Venice only escaped the ignominy after local authorities agreed the new ticketing system.

The idea had long been debated, but repeatedly postponed over concerns it would seriously dent tourist revenue and compromise freedom of movement.

During a debate on the plan last September, opposition councillors cast the measure as a hastily arranged concession to UNESCO that would not have any impact.

"Fifty euros might have done something," said one, Gianfranco Bettin.

In 2021, Venice had already imposed a ban on massive cruise ships from which thousands of day-trippers emerge daily, rerouting them to a more distant industrial port.

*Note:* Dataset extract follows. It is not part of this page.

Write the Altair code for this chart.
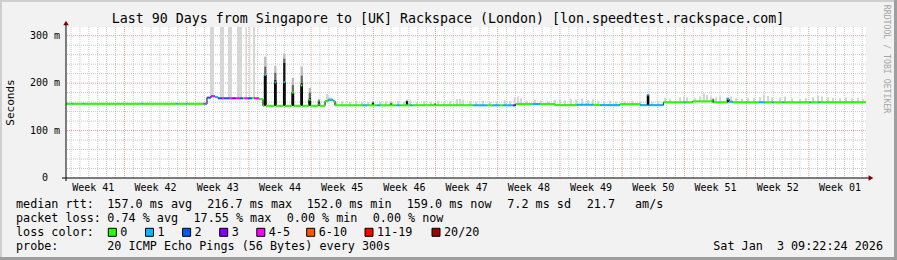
import altair as alt
import pandas as pd

FONT = "DejaVu Sans Mono"
W, H = 800, 151
LEFT, TOP = 66, 27
X_DOMAIN = [0, 90]
Y_DOMAIN = [0, 318.4]

# ---------------- data (days since start of the 90-day window, ms) ----------------
med_start = [0.00, 0.62, 0.74, 1.97, 2.09, 8.49, 8.61, 12.43, 12.55, 13.55, 13.67, 15.50, 15.70,
             15.86, 16.31, 16.76, 17.10, 17.55, 17.78, 18.34, 18.68, 19.13, 19.58, 19.91, 20.03,
             20.48, 20.93, 21.15, 21.71, 22.16, 22.31, 22.50, 23.46, 23.64, 24.46, 24.65, 25.42,
             25.62, 26.42, 26.60, 27.32, 27.52, 28.38, 28.55, 29.14, 29.48, 30.04, 30.26, 33.40,
             33.86, 35.00, 35.30, 37.20, 37.60, 38.70, 39.00, 45.80, 47.40, 48.00, 48.80, 49.20,
             50.30, 50.60, 52.50, 53.30, 55.00, 57.50, 59.30, 60.10, 62.30, 64.60, 65.40, 65.55,
             67.20, 69.55, 69.70, 70.50, 72.70, 72.85, 74.40, 74.60, 75.00, 78.00, 78.60, 79.45,
             79.60, 80.65, 80.80, 83.65, 83.80, 84.65, 84.80]
med_ms = [156.6, 156.6, 156.6, 156.6, 156.6, 156.6, 156.6, 156.6, 156.6, 156.6, 156.6, 156.6, 156.0,
          169.5, 172.5, 170.5, 168.0, 168.0, 168.0, 168.0, 168.0, 168.0, 168.0, 168.0, 168.0,
          168.0, 168.0, 168.0, 166.0, 152.3, 217.0, 152.3, 201.5, 152.3, 202.0, 152.3, 180.0,
          152.3, 195.0, 152.3, 165.0, 152.3, 155.0, 152.3, 162.0, 165.0, 162.0, 153.2, 153.2,
          153.2, 153.2, 153.2, 153.2, 153.2, 153.2, 153.2, 153.2, 153.2, 153.2, 153.2, 153.2,
          153.2, 156.0, 156.0, 156.0, 153.5, 154.5, 154.0, 153.5, 155.5, 153.5, 174.5, 153.5,
          159.5, 159.5, 159.5, 161.5, 163.0, 159.5, 166.0, 161.0, 159.5, 159.5, 159.5, 159.5,
          159.5, 159.5, 159.5, 159.5, 159.5, 159.5, 159.5]
med_loss = ["0", "1", "0", "1", "0", "1", "0", "1", "0", "1", "0", "4-5", "1",
            "2", "4-5", "1", "2", "4-5", "2", "4-5", "3", "4-5", "2", "0", "4-5",
            "2", "0", "4-5", "0", "0", "1", "0", "1", "0", "1", "0", "0",
            "0", "0", "0", "0", "0", "0", "0", "0", "1", "0", "0", "1",
            "0", "1", "0", "1", "0", "1", "0", "1", "0", "1", "0", "1",
            "3", "0", "1", "0", "0", "1", "0", "1", "0", "1", "1", "1",
            "0", "1", "0", "0", "0", "0", "1", "1", "0", "1", "0", "1",
            "0", "1", "0", "1", "0", "1", "0"]

loss_labels = ["0", "1", "2", "3", "4-5", "6-10", "11-19", "20/20"]
loss_colors = ["#26ff00", "#00b8ff", "#0059ff", "#7e00ff", "#ff00ff", "#ff5500", "#ff0000", "#a00000"]

# tall light smoke columns (loss periods in week 43)
tall_start = [16.20, 17.33, 18.23, 19.24, 20.19, 20.62, 21.04]
tall_end = [16.65, 17.78, 18.68, 19.80, 20.36, 20.74, 21.26]
tall_lo = [169.5, 168.0, 168.0, 168.0, 168.0, 168.0, 168.0]

# dark smoke spikes
spike_day = [22.42, 23.55, 24.56, 25.52, 26.52, 27.43, 28.46, 34.54, 36.56, 38.36, 41.51, 65.48, 72.79, 74.48]
spike_base = [152.3, 152.3, 152.3, 152.3, 152.3, 152.3, 152.3, 153.2, 153.2, 153.2, 153.2, 153.5, 159.5, 159.5]
spike_dark = [218, 207, 243, 182, 200, 169, 160, 158, 156, 162, 156, 175, 165, 166]
spike_mid = [235, 222, 252, 196, 216, 180, 164, 160, 158, 163, 157, 176, 166, 168]
spike_top = [256, 236, 262, 211, 235, 190, 167, 162, 160, 165, 158, 177, 168, 170]

# faint smoke columns
smoke_day = [29.36, 29.59, 29.81, 30.38, 31.05, 31.95, 32.63, 33.30, 33.98, 34.54, 35.33, 36.00, 36.68,
             37.35, 38.03, 38.70, 39.49, 40.28, 41.06, 41.85, 42.53, 43.20, 43.99, 44.33, 44.66, 45.45,
             46.13, 46.91, 47.70, 48.49, 49.39, 49.95, 50.51, 50.85, 51.19, 51.86, 52.76, 53.44, 54.23,
             55.01, 55.58, 56.14, 56.81, 57.38, 58.05, 58.73, 59.29, 59.85, 60.53, 61.20, 61.88, 62.89,
             63.68, 64.58, 65.93, 66.60, 67.39, 67.95, 69.08, 69.53, 69.86, 70.76, 71.33, 71.78, 72.11,
             72.56, 73.13, 73.58, 74.36, 74.81, 75.38, 76.05, 76.73, 77.40, 78.08, 78.53, 78.98, 79.43,
             80.33, 80.89, 81.68, 82.58, 83.25, 84.04, 84.60, 85.05, 85.73, 86.29, 87.08, 87.75, 88.43,
             89.10, 89.66]
smoke_top = [177, 172, 170, 160, 162, 160, 163, 161, 160, 163, 161, 162, 160,
             163, 161, 164, 160, 162, 161, 163, 160, 162, 166, 167, 165, 162,
             161, 163, 161, 162, 164, 162, 170, 172, 168, 163, 165, 163, 162,
             165, 166, 164, 167, 165, 167, 164, 166, 163, 162, 163, 161, 162,
             163, 162, 161, 163, 169, 166, 170, 172, 170, 168, 172, 178, 175,
             172, 170, 172, 170, 172, 168, 167, 169, 168, 171, 176, 173, 170,
             170, 172, 168, 167, 168, 171, 173, 172, 170, 169, 168, 170, 168,
             169, 167]

week_labels = ["Week 41", "Week 42", "Week 43", "Week 44", "Week 45", "Week 46", "Week 47",
               "Week 48", "Week 49", "Week 50", "Week 51", "Week 52", "Week 01"]
week_mid = [3.07, 10.07, 17.07, 24.07, 31.07, 38.07, 45.07, 52.07, 59.07, 66.07, 73.07, 80.07, 87.07]
week_bounds = [6.57, 13.57, 20.57, 27.57, 34.57, 41.57, 48.57, 55.57, 62.57, 69.57, 76.57, 83.57]
day_minor = [0.57 + i for i in range(90) if all(abs(0.57 + i - b) > 0.01 for b in week_bounds)]
y_major = [100, 200, 300]
y_major_labels = ["100 m", "200 m", "300 m"]
y_minor = [20, 40, 60, 80, 120, 140, 160, 180, 220, 240, 260, 280]

# ---------------- helpers ----------------
xs = alt.Scale(domain=X_DOMAIN, nice=False, zero=False)
ys = alt.Scale(domain=Y_DOMAIN, nice=False, zero=False)


def med_at(d):
    v = med_ms[0]
    for s, m in zip(med_start, med_ms):
        if s <= d:
            v = m
    return v


def T(s, x, y, size=11.75, align="left", color="#000000", angle=0):
    return alt.Chart(alt.Data(values=[{}])).mark_text(
        text=s, font=FONT, fontSize=size, align=align, baseline="middle",
        color=color, angle=angle
    ).encode(x=alt.value(x - LEFT), y=alt.value(y - TOP))


def R(x0, x1, y0, y1, color):
    return alt.Chart(alt.Data(values=[{}])).mark_rect(color=color).encode(
        x=alt.value(x0 - LEFT), x2=alt.value(x1 - LEFT),
        y=alt.value(y0 - TOP), y2=alt.value(y1 - TOP))


med_end = med_start[1:] + [X_DOMAIN[1]]
df_med = pd.DataFrame({"x0": med_start, "x1": med_end, "ms": med_ms, "loss": med_loss})
df_step = pd.DataFrame({"x": med_start + [X_DOMAIN[1]], "ms": med_ms + [med_ms[-1]]})
df_tall = pd.DataFrame({"x0": tall_start, "x1": tall_end, "lo": tall_lo})
SPW = 0.13
df_spike = pd.DataFrame({"x0": [d - SPW for d in spike_day], "x1": [d + SPW for d in spike_day],
                         "base": spike_base, "dark": spike_dark, "mid": spike_mid, "top": spike_top})
SMW = 0.11
df_smoke = pd.DataFrame({"x0": [d - SMW for d in smoke_day], "x1": [d + SMW for d in smoke_day],
                         "lo": [med_at(d) for d in smoke_day], "hi": smoke_top})

X = lambda f: alt.X(f, type="quantitative", scale=xs, axis=None)
Y = lambda f: alt.Y(f, type="quantitative", scale=ys, axis=None)

layers = []

# grid
layers.append(alt.Chart(pd.DataFrame({"d": day_minor})).mark_rule(
    color="#c8c8c8", strokeWidth=1, strokeDash=[1, 1]).encode(x=X("d")))
layers.append(alt.Chart(pd.DataFrame({"v": y_minor})).mark_rule(
    color="#c8c8c8", strokeWidth=1, strokeDash=[1, 1]).encode(y=Y("v")))
layers.append(alt.Chart(pd.DataFrame({"d": week_bounds})).mark_rule(
    color="#eb9a9a", strokeWidth=1, strokeDash=[1, 1]).encode(x=X("d")))
layers.append(alt.Chart(pd.DataFrame({"v": y_major})).mark_rule(
    color="#eb9a9a", strokeWidth=1, strokeDash=[1, 1]).encode(y=Y("v")))

# smoke
layers.append(alt.Chart(df_tall).mark_rect(color="#d6d6d6").encode(
    x=X("x0"), x2="x1", y=Y("lo"), y2=alt.value(0)))
layers.append(alt.Chart(df_smoke).mark_rect(color="#d4d4d4").encode(
    x=X("x0"), x2="x1", y=Y("lo"), y2="hi"))
layers.append(alt.Chart(df_spike).mark_rect(color="#bdbdbd").encode(
    x=X("x0"), x2="x1", y=Y("mid"), y2="top"))
layers.append(alt.Chart(df_spike).mark_rect(color="#6a6a6a").encode(
    x=X("x0"), x2="x1", y=Y("dark"), y2="mid"))
layers.append(alt.Chart(df_spike).mark_rect(color="#141414").encode(
    x=X("x0"), x2="x1", y=Y("base"), y2="dark"))

# median
layers.append(alt.Chart(df_step).mark_line(interpolate="step-after", color="#000000", strokeWidth=1).encode(
    x=X("x"), y=Y("ms")))
layers.append(alt.Chart(df_med).mark_rule(strokeWidth=2).encode(
    x=X("x0"), x2="x1", y=Y("ms"),
    color=alt.Color("loss:N", scale=alt.Scale(domain=loss_labels, range=loss_colors), legend=None)))

# axes
layers.append(alt.Chart(alt.Data(values=[{}])).mark_rule(color="#000000", strokeWidth=1).encode(
    x=alt.value(-4), x2=alt.value(W + 3), y=alt.value(H)))
layers.append(alt.Chart(alt.Data(values=[{}])).mark_rule(color="#000000", strokeWidth=1).encode(
    x=alt.value(0), y=alt.value(-3), y2=alt.value(H + 3)))
layers.append(alt.Chart(alt.Data(values=[{}])).mark_point(
    shape="triangle-right", filled=True, color="#7f0000", size=30, opacity=1).encode(
    x=alt.value(W + 5), y=alt.value(H)))
layers.append(alt.Chart(alt.Data(values=[{}])).mark_point(
    shape="triangle-up", filled=True, color="#7f0000", size=30, opacity=1).encode(
    x=alt.value(0), y=alt.value(-4)))

# axis labels
layers.append(alt.Chart(pd.DataFrame({"v": y_major, "t": y_major_labels})).mark_text(
    font=FONT, fontSize=10, align="right", baseline="middle").encode(
    y=Y("v"), x=alt.value(-6), text="t:N"))
layers.append(alt.Chart(pd.DataFrame({"v": [0], "t": ["0"]})).mark_text(
    font=FONT, fontSize=10, align="right", baseline="middle").encode(
    y=Y("v"), x=alt.value(-18), text="t:N"))
layers.append(alt.Chart(pd.DataFrame({"d": week_mid, "t": week_labels})).mark_text(
    font=FONT, fontSize=10, align="center", baseline="middle").encode(
    x=X("d"), y=alt.value(187.5 - TOP), text="t:N"))

# titles
layers.append(T("Last 90 Days from Singapore to [UK] Rackspace (London) [lon.speedtest.rackspace.com]",
                448, 18.5, size=13.3, align="center"))
layers.append(T("Seconds", 11, 102.5, size=11, align="center", angle=270))
layers.append(T("RRDTOOL / TOBI OETIKER", 886, 59, size=8.2, align="center", color="#a6a6a6", angle=90))

# legend rows
r1, r2, r3, r4 = 204.3, 218.3, 232.3, 246.3
for s, x in [("median rtt:", 16), ("157.0 ms avg", 107.3), ("216.7 ms max", 207.3),
             ("152.0 ms min", 306.7), ("159.0 ms now", 406.7), ("7.2 ms sd", 507.3),
             ("21.7", 586.7), ("am/s", 635)]:
    layers.append(T(s, x, r1))
for s, x in [("packet loss:", 16), ("0.74 % avg", 107.3), ("17.55 % max", 193.5),
             ("0.00 % min", 286.7), ("0.00 % now", 372.7)]:
    layers.append(T(s, x, r2))
layers.append(T("loss color:", 16, r3))
box_x = [108.3, 145.5, 182.6, 219.7, 256.8, 306.7, 365.0, 432.0]
for bx, lab, col in zip(box_x, loss_labels, loss_colors):
    layers.append(alt.Chart(alt.Data(values=[{}])).mark_rect(
        color=col, stroke="#000000", strokeWidth=1).encode(
        x=alt.value(bx - LEFT), x2=alt.value(bx + 8 - LEFT),
        y=alt.value(228.3 - TOP), y2=alt.value(236.3 - TOP)))
    layers.append(T(lab, bx + 12, r3))
for s, x in [("probe:", 16), ("20 ICMP Echo Pings (56 Bytes) every 300s", 107.3),
             ("Sat Jan", 713.3), ("3 09:22:24 2026", 776.9)]:
    layers.append(T(s, x, r4))

# frame shading
layers.append(R(0, 897, 0, 2, "#cfcfcf"))
layers.append(R(0, 2, 0, 260, "#cfcfcf"))
layers.append(R(0, 897, 257, 260, "#9e9e9e"))
layers.append(R(894, 897, 0, 260, "#9e9e9e"))

chart = alt.layer(*layers).properties(
    width=W, height=H,
    autosize=alt.AutoSizeParams(type="none"),
    padding={"left": LEFT, "top": TOP, "right": 897 - LEFT - W, "bottom": 260 - TOP - H},
).configure(background="#f2f2f2").configure_view(stroke=None, fill="#ffffff")

chart.save("out.html", embed_options={"renderer": "svg", "actions": False})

It has also introduced a tax for overnight visitors.

No queues

Venice's mayor has promised the new system will be imposed with a light touch with "very soft controls" and "without queues", rejecting speculation the city would be installing barriers or turnstiles in the streets.

Controllers will be stationed in and around the city's main entrances, notably the Santa Lucia train station, performing spot checks on visitors.

Tourists without their ticket will be invited to purchase one on arrival, with the help of local operators.

But they could also risk fines ranging from 50 to 300 euros.

The "Venice Access Fee" targets only daily tourists entering the old town between 8:30 am and 4:00 pm, with tourists staying in hotels, minors under 14, and the disabled among those exempt.